Housing Financialization
Transformations in the financial structure and practices in the United States narrowed the relations between the housing market and the financial market, setting in motion a process of "housing financialization," starting primarily in the 1980s. This process allowed, on the one hand, diversification of financial contracts and the expansion of credit stocks through the use of property as collateral and on the other hand, deepening the dependency of price and production cycles in relation to the ups and downs of financial markets (IMF 2006, 2007). According to Dubach (2008), this financing process occurred by means of two mechanisms: the expansion of Real Estate Investment Trusts (REIT) and the use of housing mortgages securitization.
REIT are investment funds for subdividing real estate property, as well as for construction and management. This financing mechanism made real estate investments more liquid and imposed profitability demands on them in accord with the established benchmarks of the financial markets. In spite of having been created in the 1960s, these funds only began expanding in the 1980s. In the 1990s, the REIT market received an important push to the extent that pension funds were authorized to invest in real estate by means of this instrument. On that occasion, there also occurred an internationalizing movement of REIT funds toward Europe and Japan. As Dubach (2008) says, the entry of these funds in Japan played an important role in the development of the Japanese real estate bubble at the beginning of that decade.
While REIT financing has been shown to be more important in the case of commercial properties (in 2005, 51% of REIT in the United States referred to office and commercial buildings), the securitization of housing mortgages performed a central role in the case of residential housing.

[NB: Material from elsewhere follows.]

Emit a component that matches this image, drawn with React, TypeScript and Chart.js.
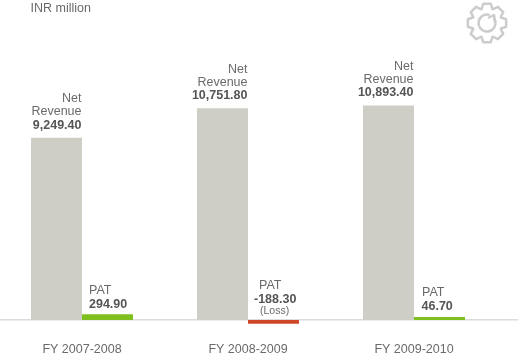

Housing mortgage securitization, i.e., transformation of credit portfolios into negotiable securities, has its roots in the housing finance reform headed by the U.S. government at the end of the 1960s. The combination of the acceleration of inflation and the existence of tax rate interest limits on loans and term deposits (Regulation Q) created problems for resource fund raising by the saving & loan institutions (S&Ls) that were responsible for financing housing purchases. The introduction of financial innovations by major banks and institutional investors which were not subject to quantity controls reduced even further the ability of S&L to attract deposits, making it difficult to refinance their asset positions, which to a great extent were comprised of long term mortgages.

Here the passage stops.